### Information supplied
++++++

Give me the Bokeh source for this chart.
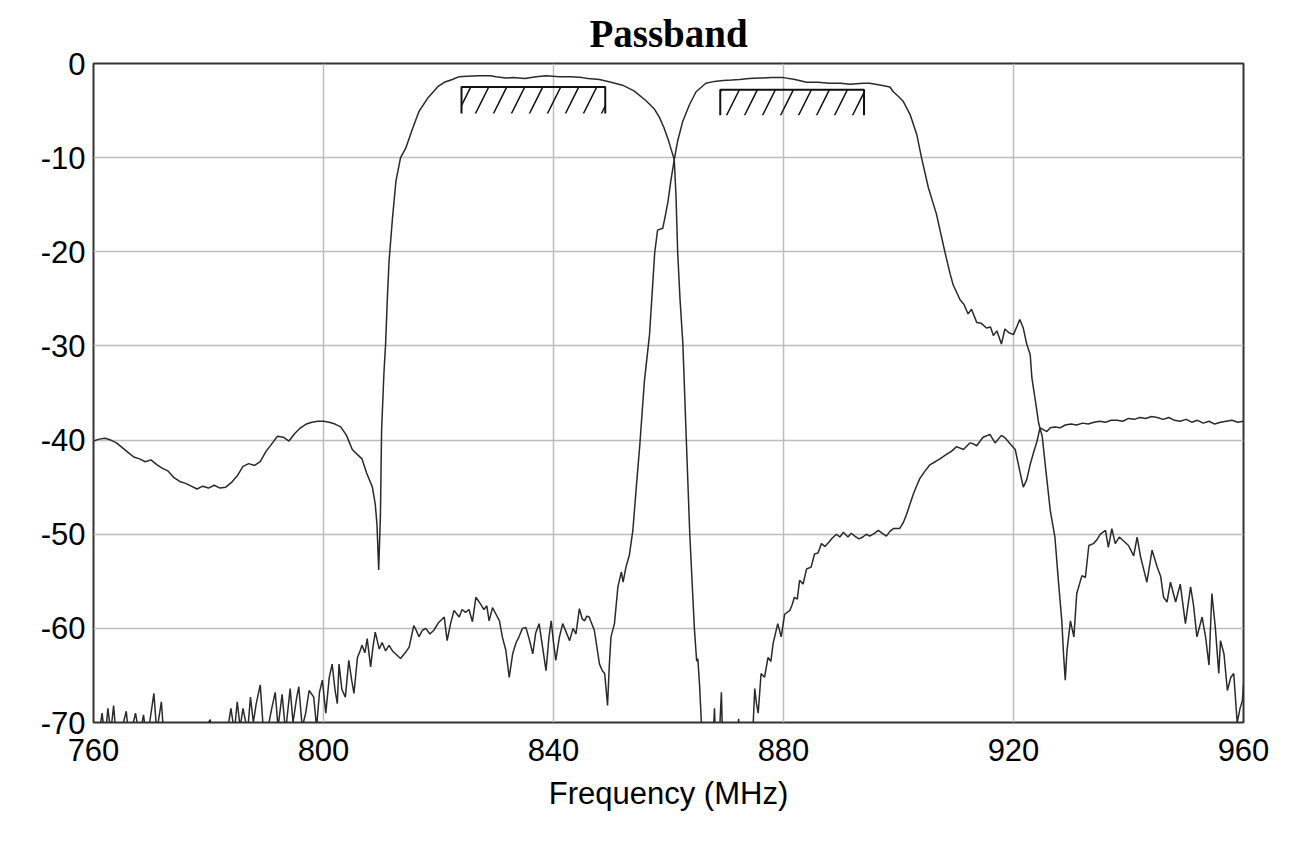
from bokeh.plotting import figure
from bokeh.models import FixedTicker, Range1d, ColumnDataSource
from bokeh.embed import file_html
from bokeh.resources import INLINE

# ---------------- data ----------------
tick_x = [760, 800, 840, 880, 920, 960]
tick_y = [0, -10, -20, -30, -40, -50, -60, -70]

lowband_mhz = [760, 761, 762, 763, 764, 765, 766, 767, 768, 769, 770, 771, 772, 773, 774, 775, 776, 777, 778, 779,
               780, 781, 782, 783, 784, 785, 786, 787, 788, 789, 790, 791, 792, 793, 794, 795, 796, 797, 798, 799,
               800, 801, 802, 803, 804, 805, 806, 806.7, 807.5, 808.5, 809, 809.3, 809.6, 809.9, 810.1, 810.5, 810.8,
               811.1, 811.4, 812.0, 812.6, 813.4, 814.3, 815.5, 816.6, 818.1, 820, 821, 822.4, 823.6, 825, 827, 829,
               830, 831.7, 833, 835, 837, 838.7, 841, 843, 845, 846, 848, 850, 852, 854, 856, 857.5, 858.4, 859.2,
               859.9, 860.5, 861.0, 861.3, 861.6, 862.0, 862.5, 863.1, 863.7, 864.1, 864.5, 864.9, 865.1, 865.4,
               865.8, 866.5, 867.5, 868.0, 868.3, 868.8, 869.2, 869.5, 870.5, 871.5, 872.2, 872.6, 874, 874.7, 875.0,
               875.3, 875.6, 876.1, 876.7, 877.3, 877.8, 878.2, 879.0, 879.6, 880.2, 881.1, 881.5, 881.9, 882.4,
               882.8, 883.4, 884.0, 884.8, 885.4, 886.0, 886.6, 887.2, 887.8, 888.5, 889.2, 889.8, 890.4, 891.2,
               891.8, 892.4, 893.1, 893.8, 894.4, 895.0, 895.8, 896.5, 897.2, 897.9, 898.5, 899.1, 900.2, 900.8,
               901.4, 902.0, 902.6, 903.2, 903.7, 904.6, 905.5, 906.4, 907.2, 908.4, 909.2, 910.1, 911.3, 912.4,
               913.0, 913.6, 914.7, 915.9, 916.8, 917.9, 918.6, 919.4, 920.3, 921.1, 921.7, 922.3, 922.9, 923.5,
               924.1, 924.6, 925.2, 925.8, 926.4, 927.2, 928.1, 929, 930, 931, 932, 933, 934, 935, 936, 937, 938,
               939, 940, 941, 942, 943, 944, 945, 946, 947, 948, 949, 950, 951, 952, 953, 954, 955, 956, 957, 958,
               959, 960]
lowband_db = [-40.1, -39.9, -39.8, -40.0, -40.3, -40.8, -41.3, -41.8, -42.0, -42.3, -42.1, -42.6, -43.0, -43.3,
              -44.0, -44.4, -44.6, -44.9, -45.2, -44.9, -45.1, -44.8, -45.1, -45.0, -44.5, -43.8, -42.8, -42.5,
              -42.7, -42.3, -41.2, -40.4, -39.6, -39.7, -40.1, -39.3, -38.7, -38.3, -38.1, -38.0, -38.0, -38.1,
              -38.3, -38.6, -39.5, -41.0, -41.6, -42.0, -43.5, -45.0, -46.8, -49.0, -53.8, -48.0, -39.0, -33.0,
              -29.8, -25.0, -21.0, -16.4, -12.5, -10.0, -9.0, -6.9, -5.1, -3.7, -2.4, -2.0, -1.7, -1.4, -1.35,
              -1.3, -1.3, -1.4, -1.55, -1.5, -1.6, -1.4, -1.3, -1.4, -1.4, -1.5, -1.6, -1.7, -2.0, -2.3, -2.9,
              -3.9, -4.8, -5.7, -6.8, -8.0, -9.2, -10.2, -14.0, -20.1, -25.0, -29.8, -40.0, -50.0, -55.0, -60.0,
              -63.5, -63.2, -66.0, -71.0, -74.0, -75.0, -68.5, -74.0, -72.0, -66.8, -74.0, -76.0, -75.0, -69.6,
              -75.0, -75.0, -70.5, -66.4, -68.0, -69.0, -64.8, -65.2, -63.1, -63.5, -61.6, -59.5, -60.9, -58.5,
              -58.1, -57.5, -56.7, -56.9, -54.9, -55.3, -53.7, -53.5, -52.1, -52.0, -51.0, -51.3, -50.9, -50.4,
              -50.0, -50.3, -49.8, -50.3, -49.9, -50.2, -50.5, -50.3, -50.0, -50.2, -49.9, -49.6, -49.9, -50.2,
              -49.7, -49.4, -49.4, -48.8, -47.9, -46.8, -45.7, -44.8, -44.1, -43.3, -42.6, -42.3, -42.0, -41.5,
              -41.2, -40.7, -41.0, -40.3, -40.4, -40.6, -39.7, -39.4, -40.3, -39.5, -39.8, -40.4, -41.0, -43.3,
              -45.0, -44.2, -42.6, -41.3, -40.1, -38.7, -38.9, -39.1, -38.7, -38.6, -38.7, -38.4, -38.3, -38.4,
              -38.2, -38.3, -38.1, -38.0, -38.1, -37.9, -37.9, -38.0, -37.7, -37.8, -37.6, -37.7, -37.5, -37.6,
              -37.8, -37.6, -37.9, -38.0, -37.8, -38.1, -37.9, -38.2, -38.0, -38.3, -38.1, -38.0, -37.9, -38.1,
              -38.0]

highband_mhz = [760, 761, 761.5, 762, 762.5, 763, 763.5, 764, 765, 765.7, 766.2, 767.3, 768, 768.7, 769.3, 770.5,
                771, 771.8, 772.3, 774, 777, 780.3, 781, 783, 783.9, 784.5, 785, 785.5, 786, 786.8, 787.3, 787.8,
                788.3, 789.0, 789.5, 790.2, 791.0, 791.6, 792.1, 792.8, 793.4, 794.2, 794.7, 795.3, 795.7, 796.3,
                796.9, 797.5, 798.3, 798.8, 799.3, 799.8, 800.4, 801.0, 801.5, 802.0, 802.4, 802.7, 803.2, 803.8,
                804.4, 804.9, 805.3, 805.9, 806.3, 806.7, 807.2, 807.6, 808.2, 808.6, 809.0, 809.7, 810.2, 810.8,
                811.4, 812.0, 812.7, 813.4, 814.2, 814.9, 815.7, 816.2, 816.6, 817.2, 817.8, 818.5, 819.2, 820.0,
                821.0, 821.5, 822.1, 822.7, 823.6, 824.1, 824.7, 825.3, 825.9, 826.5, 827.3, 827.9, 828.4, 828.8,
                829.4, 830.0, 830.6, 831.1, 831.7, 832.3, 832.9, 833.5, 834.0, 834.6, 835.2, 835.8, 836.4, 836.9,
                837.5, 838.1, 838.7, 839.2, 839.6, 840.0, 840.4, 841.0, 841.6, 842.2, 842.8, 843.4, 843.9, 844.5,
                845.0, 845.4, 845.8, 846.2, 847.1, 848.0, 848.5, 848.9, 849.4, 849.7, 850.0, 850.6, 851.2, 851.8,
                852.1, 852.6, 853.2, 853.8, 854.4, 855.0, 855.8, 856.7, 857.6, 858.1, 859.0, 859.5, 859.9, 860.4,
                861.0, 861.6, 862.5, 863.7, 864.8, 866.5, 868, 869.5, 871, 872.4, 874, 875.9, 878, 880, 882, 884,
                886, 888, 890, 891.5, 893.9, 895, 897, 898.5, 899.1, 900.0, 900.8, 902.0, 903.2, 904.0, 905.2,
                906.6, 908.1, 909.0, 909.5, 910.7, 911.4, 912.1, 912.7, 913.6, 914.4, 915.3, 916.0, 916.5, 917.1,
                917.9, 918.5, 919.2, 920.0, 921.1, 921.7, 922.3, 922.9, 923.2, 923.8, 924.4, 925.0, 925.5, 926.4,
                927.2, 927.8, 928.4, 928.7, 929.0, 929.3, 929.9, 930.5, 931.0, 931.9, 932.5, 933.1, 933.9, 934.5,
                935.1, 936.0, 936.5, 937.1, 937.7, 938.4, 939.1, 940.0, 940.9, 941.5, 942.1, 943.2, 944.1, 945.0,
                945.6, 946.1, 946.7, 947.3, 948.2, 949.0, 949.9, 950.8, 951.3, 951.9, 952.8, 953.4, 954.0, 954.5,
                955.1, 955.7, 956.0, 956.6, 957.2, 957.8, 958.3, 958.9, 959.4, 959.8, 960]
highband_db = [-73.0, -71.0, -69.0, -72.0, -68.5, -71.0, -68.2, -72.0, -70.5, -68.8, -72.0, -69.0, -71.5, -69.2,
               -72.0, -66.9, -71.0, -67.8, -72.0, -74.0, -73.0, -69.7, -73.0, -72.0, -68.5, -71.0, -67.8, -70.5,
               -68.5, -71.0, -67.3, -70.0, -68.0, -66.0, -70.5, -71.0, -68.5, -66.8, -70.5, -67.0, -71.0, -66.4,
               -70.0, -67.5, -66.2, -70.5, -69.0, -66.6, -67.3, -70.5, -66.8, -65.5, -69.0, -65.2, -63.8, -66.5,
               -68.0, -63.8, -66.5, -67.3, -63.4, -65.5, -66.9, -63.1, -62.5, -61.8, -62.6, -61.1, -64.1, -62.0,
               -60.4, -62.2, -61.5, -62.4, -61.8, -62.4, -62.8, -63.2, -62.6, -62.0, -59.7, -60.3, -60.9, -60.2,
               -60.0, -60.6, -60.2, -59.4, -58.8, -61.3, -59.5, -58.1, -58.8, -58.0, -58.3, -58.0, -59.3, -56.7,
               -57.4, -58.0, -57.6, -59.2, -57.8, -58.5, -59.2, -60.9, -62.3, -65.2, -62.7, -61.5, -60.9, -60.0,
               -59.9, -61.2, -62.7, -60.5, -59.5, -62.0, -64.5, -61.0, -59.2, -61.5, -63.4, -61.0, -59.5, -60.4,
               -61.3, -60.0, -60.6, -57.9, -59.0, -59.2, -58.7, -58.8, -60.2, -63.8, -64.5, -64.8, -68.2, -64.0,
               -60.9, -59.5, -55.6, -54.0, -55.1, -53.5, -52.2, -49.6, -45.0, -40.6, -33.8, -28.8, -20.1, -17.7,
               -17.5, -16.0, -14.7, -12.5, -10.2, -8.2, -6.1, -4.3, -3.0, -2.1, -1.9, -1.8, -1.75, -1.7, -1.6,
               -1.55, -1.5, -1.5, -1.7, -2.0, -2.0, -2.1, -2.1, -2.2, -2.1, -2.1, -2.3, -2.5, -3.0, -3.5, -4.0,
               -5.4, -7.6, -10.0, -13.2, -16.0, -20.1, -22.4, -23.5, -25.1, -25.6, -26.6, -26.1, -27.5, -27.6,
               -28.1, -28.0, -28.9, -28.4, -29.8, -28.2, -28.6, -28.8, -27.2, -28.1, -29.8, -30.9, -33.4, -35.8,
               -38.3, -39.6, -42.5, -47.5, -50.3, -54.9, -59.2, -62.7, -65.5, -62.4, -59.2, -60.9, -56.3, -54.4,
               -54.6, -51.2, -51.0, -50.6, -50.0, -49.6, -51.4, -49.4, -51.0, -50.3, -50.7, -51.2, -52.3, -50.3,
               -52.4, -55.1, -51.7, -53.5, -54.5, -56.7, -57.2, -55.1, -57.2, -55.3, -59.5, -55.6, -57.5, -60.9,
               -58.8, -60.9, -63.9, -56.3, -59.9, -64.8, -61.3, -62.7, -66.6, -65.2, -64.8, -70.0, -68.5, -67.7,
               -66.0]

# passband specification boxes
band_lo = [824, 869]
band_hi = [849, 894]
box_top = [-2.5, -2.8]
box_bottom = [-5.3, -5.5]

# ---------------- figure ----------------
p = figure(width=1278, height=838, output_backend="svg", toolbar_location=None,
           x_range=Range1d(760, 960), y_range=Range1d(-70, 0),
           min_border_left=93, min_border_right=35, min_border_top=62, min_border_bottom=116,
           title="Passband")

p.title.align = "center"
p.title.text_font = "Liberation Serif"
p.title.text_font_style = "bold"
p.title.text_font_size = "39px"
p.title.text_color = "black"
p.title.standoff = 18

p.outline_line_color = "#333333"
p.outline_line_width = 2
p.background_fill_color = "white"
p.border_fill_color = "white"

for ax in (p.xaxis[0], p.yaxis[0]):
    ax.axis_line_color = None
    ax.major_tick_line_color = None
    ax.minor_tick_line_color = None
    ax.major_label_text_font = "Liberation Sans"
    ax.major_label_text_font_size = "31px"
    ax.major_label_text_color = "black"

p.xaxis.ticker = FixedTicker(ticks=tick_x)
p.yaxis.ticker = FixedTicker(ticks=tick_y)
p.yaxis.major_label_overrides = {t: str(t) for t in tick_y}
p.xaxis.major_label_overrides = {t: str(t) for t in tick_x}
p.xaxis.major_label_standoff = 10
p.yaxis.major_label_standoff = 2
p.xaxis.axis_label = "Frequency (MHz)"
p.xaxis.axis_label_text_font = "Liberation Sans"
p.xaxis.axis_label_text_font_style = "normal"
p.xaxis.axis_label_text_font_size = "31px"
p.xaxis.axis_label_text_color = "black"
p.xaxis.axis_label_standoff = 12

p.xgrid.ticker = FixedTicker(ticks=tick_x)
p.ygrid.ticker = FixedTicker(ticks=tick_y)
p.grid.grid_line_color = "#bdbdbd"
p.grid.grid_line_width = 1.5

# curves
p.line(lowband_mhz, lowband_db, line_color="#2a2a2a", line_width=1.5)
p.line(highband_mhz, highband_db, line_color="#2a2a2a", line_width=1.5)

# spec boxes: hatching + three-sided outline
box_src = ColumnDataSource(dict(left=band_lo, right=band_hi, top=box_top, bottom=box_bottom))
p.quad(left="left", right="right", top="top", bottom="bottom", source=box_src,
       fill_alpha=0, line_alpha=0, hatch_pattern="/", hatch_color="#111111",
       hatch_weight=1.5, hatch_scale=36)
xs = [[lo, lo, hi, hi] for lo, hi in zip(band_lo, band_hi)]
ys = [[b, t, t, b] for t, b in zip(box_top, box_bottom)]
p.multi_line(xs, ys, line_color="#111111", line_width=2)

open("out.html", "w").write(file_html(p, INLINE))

++++++

### Exercise description
Omit the pictures, then repeat exactly each line from the beginning of the listing through the line with "from bokeh.resources import INLINE".

### Exercise answer
Give me the Bokeh source for this chart.
from bokeh.plotting import figure
from bokeh.models import FixedTicker, Range1d, ColumnDataSource
from bokeh.embed import file_html
from bokeh.resources import INLINE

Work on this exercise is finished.